In November 1896, Crane went to Florida to report on preparations for the Spanish-American War. In Jacksonville in January 1897, he boarded the Commodore, a ship carrying arms to Cuba, but the ship sank off the Florida coast. Crane and three others were forced to undertake a remarkable journey to shore in a 10-foot dinghy (fictionalized in ``The Open Boat'').

Before the Commodore set off, Crane had become enamored of Cora Taylor, the woman who was to be his common-law wife for the last years of his life. Taylor came from a breed now doubtless extinct; of good Boston family, she was the madam of a Jacksonville brothel and the estranged wife of a British nobleman. Soon after the Commodore incident, Crane and Taylor went to Europe to cover the Greco-Turkish War -- he for the New York World, she for the New York Journal (a job Crane arranged for her).
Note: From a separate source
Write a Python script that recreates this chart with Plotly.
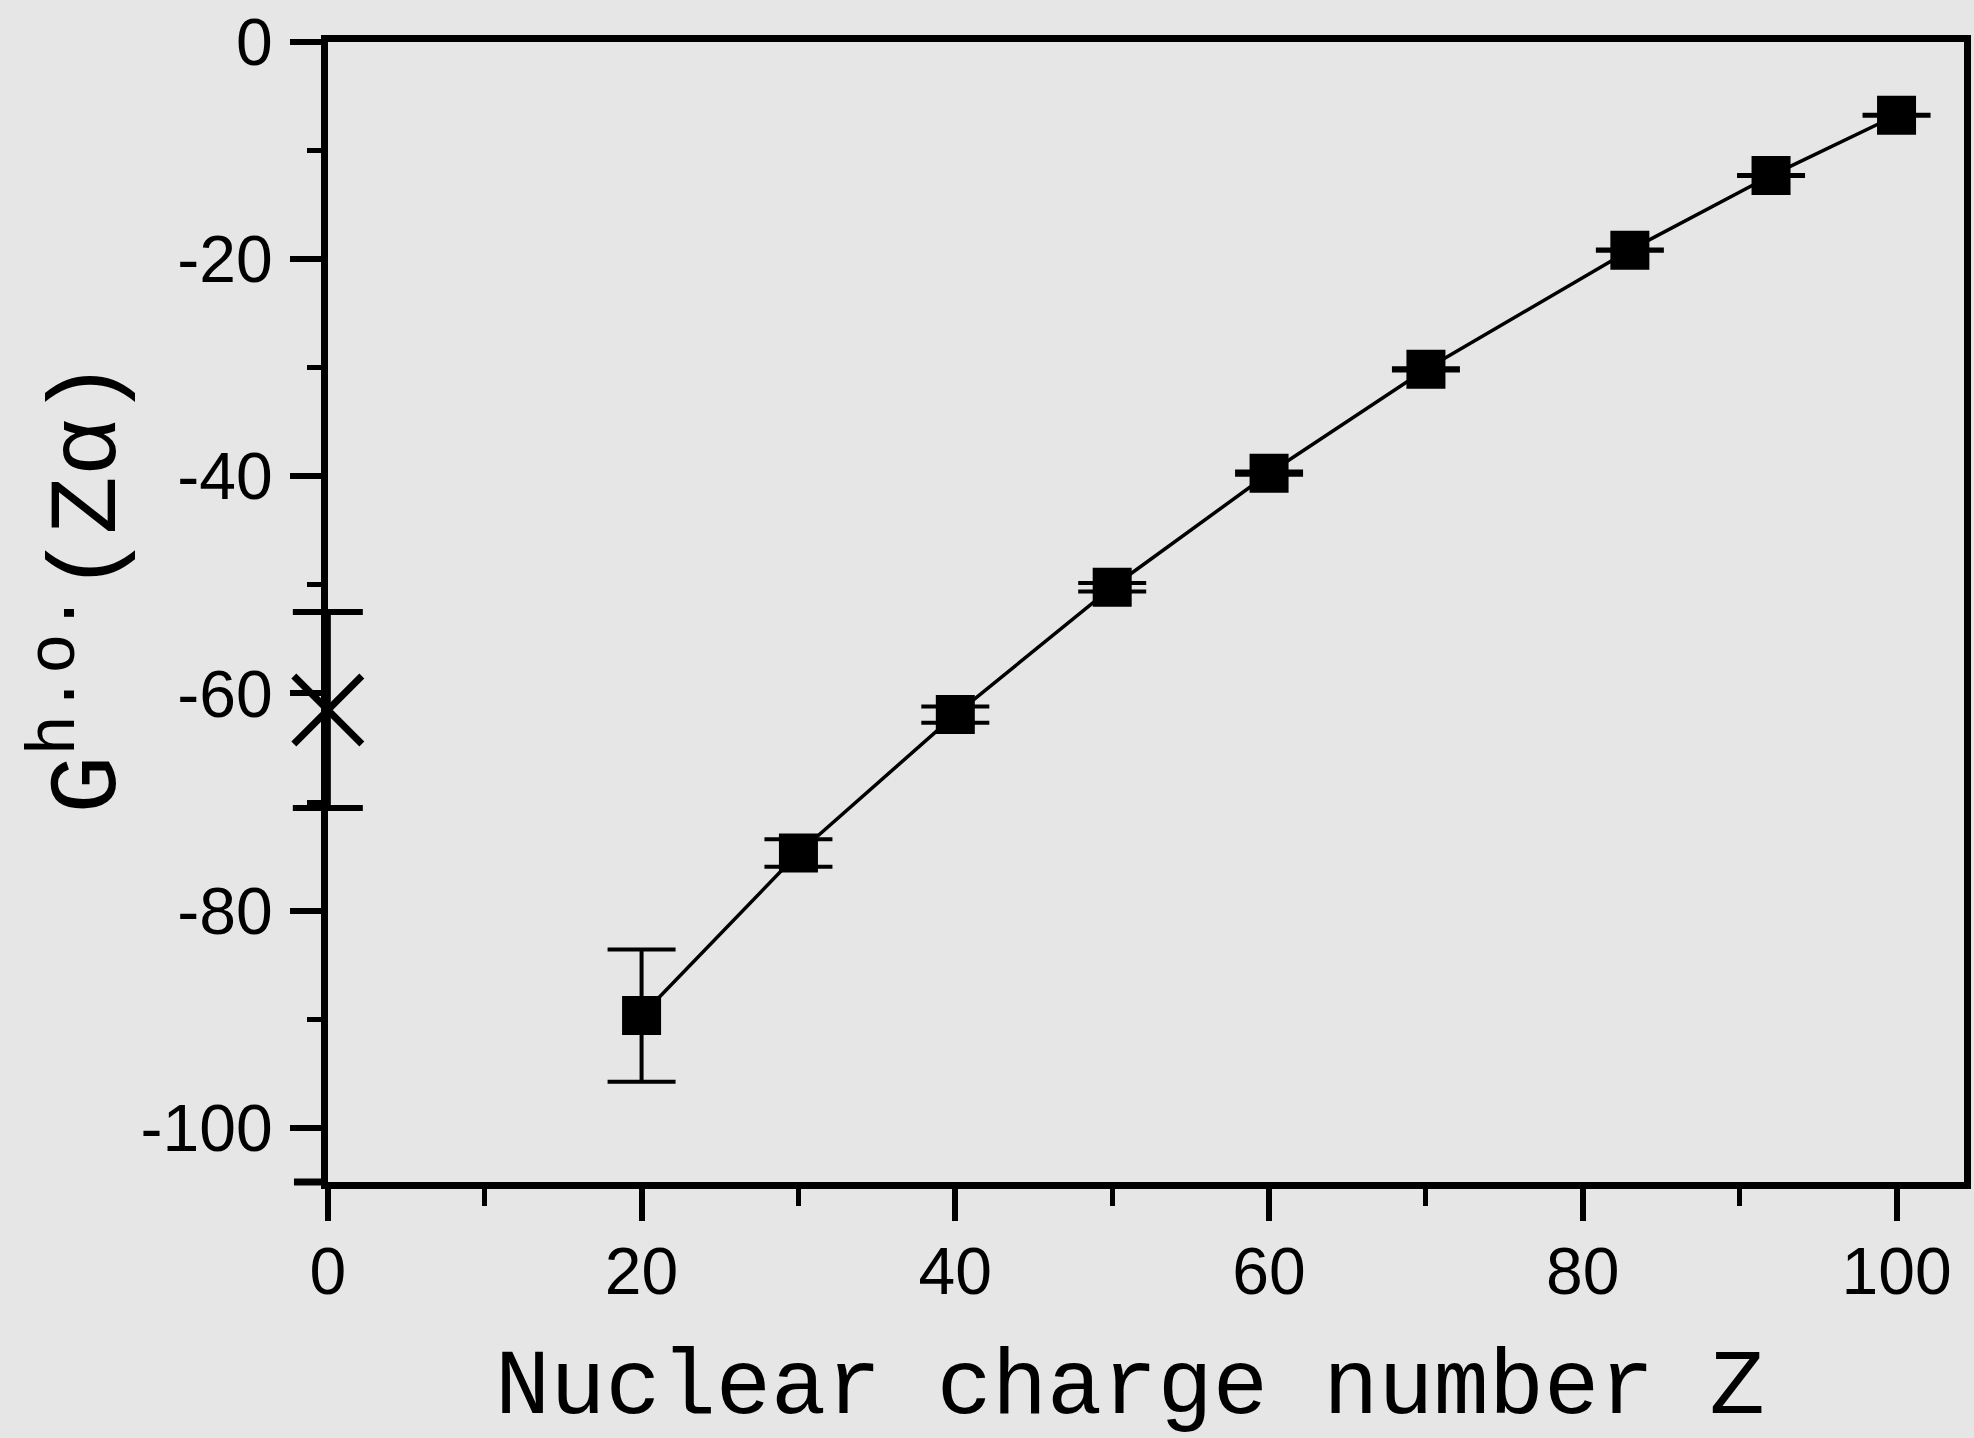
import plotly.graph_objects as go

# Data
Z = [20, 30, 40, 50, 60, 70, 83, 92, 100]
G_ho = [-89.67, -74.7, -61.95, -50.22, -39.72, -30.15, -19.17, -12.3, -6.75]
G_err = [6.09, 1.26, 0.74, 0.39, 0.15, 0.1, 0.05, 0.05, 0.05]

Z_ref = [0]
G_ref = [-61.53]
G_ref_err = [9.02]

x_ticks = [0, 20, 40, 60, 80, 100]
y_ticks = [0, -20, -40, -60, -80, -100]

X_MAX = 104.3
Y_MIN = -105

BG = "#e6e6e6"
TICKFONT = dict(family="Liberation Sans, Arial, sans-serif", size=66, color="black")
XTITLEFONT = dict(family="Liberation Mono, Courier New, monospace", size=92, color="black")
YTITLEFONT = dict(family="Liberation Mono, Courier New, monospace", size=97, color="black")

# layout geometry (pixels)
W, H = 1974, 1438
ML, MR, MT, MB = 288, 3, 42, 256
EXTRA = 40  # extra room left of the main plot for the unclipped reference point
plot_w = W - ML - MR
d0 = EXTRA / plot_w
main_len = plot_w - EXTRA
px_per_unit = main_len / X_MAX
x2_min = -EXTRA / px_per_unit

fig = go.Figure()

fig.add_trace(go.Scatter(
    x=Z, y=G_ho,
    mode="lines+markers",
    line=dict(color="black", width=3.5),
    marker=dict(symbol="square", size=39, color="black", line=dict(width=0)),
    error_y=dict(type="data", array=G_err, visible=True, color="black",
                 thickness=4, width=34),
    showlegend=False,
    cliponaxis=False,
    xaxis="x", yaxis="y",
))

fig.add_trace(go.Scatter(
    x=Z_ref, y=G_ref,
    mode="markers",
    marker=dict(symbol="x-thin", size=68, color="black",
                line=dict(width=7, color="black")),
    error_y=dict(type="data", array=G_ref_err, visible=True, color="black",
                 thickness=6, width=35),
    showlegend=False,
    cliponaxis=False,
    xaxis="x2", yaxis="y",
))

fig.update_layout(
    xaxis=dict(
        domain=[d0, 1],
        range=[0, X_MAX],
        tickmode="array", tickvals=x_ticks, ticktext=[str(v) for v in x_ticks],
        ticks="outside", ticklen=32, tickwidth=6, tickcolor="black",
        minor=dict(dtick=10, tick0=0, ticks="outside", ticklen=17, tickwidth=5, tickcolor="black"),
        showline=True, linecolor="black", linewidth=7, mirror=True,
        showgrid=False, zeroline=False,
        tickfont=TICKFONT, ticklabelstandoff=-6,
        anchor="y",
    ),
    xaxis2=dict(
        domain=[0, 1],
        range=[x2_min, X_MAX],
        visible=False, showgrid=False, zeroline=False,
        anchor="y",
    ),
    yaxis=dict(
        domain=[0, 1],
        range=[Y_MIN, 0],
        tickmode="array", tickvals=y_ticks, ticktext=[str(v) for v in y_ticks],
        ticks="outside", ticklen=31, tickwidth=6, tickcolor="black",
        minor=dict(dtick=10, tick0=0, ticks="outside", ticklen=14, tickwidth=5, tickcolor="black"),
        showline=True, linecolor="black", linewidth=7, mirror=True,
        showgrid=False, zeroline=False,
        tickfont=TICKFONT, ticklabelstandoff=4,
        anchor="x",
    ),
)

# axis titles
fig.add_annotation(
    text="Nuclear charge number Z",
    xref="paper", yref="paper", x=d0 + (1 - d0) * 0.49, y=-0.181,
    xanchor="center", yanchor="middle", showarrow=False,
    font=XTITLEFONT,
)
fig.add_annotation(
    text="G<sup>h.o.</sup>(Z\u03b1)",
    xref="paper", yref="paper", x=(80 - ML) / plot_w, y=0.522,
    xanchor="center", yanchor="middle", showarrow=False,
    textangle=-90, font=YTITLEFONT,
)

# small left extension of the bottom frame line
fig.add_shape(type="line", xref="paper", yref="paper",
              x0=d0 - 34 / plot_w, x1=d0, y0=0, y1=0,
              line=dict(color="black", width=7))

fig.update_layout(
    width=W, height=H, autosize=False,
    margin=dict(l=ML, r=MR, t=MT, b=MB),
    paper_bgcolor=BG, plot_bgcolor="rgba(0,0,0,0)",
)

fig.write_html("out.html")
In June, they settled together in the south of England, where Crane befriended a group of writers living in the nearby countryside -- Joseph Conrad, Henry James, Ford Madox Ford, Edward and Constance Garnett, and H. G. Wells. (In New York, by contrast, Crane had accounted himself fortunate to get the fair-weather support of William Dean Howells.)

Davis's account of Crane's friendship with the neighboring circle, particularly that with Conrad, forms the most moving chapter in this book. England was Crane's final home, though he left it to cover foreign wars and again a few months before his death, in June 1900, in a futile effort to restore his health at a sanitarium in Germany.

Crane himself was never a soldier, but on the strength of his fame as the author of ``The Red Badge of Courage'' and a number of shorter Civil War stories, he secured assignments as a war correspondent in the Greek fight against the Turks, and later, in the Spanish-American War. In battle after battle during these two campaigns, Crane displayed an unflagging and sometimes startling indifference to the hazards involved. Crane himself admitted that his brave front was sometimes forced, yet this courage was an impressive and consistent trait throughout his career.

The book's most dramatic scene is the July 1898 attack on San Juan Hill, Cuba, during the Spanish-American War, by Colonel Theodore Roosevelt and his Rough Riders. In 100-degree weather, Crane wandered around wearing a white raincoat, periodically drawing the fire of the Spanish on himself and anyone standing nearby.

Crane's technique as a writer of fiction was not impeccable. He often wrote as though he believed every sentence can be improved by adding a simile. In ``The Red Badge of Courage,'' he wrote, ``He wished to get out of hearing of the crackling shots which were to him like voices. The ground was cluttered with vines and bushes and the trees grew close and spread out like bouquets.'' (Italics added.) His prose is sometimes turgid. But at his frequent best, Crane wrote with insight and power. ``The Red Badge of Courage'' is an astute psychological novel. There are times, when reading its account of Henry Fleming's troubles, that a reader thinks of the moral enshacklement of Raskolnikov in Dostoevski's ``Crime and Punishment.'' He treats Fleming with an unsentimental detachment that was almost unheard-of in American fiction.

Davis's biography is informative and affectionate. I wish she had called her subject ``Crane'' rather than ``Stephen.'' And there are times -- though not many -- when one wants more sustained literary analysis. Sometimes, a work of Crane's is glossed with the blanket remark that it was his best yet or that it was hack work. It's evident that the biographer likes her subject; her affection for Crane's eccentricities, nerve, and courage animates her work.

Crane had a joyous wit, as can be readily seen in this book. In letters, telegrams, gazettes, and conversation, he shows a gift for charming self-effacement and banter. In his fiction, however, this quality is generally dulled by the unredemptive irony, even a certain meanness, that was fashionable in much turn-of-the-century writing. We see it as well in the bitter stories that Maupassant or the young Joyce wrote at this time. A degree of the brightness, the luster, of Crane's personality might have helped his work, either toward the comic or tragic. Equal to so many varied challenges, Stephen Crane seems to have been born grown up. Yet he died before his work could mature fully beyond the callow, brittle strength of its youth.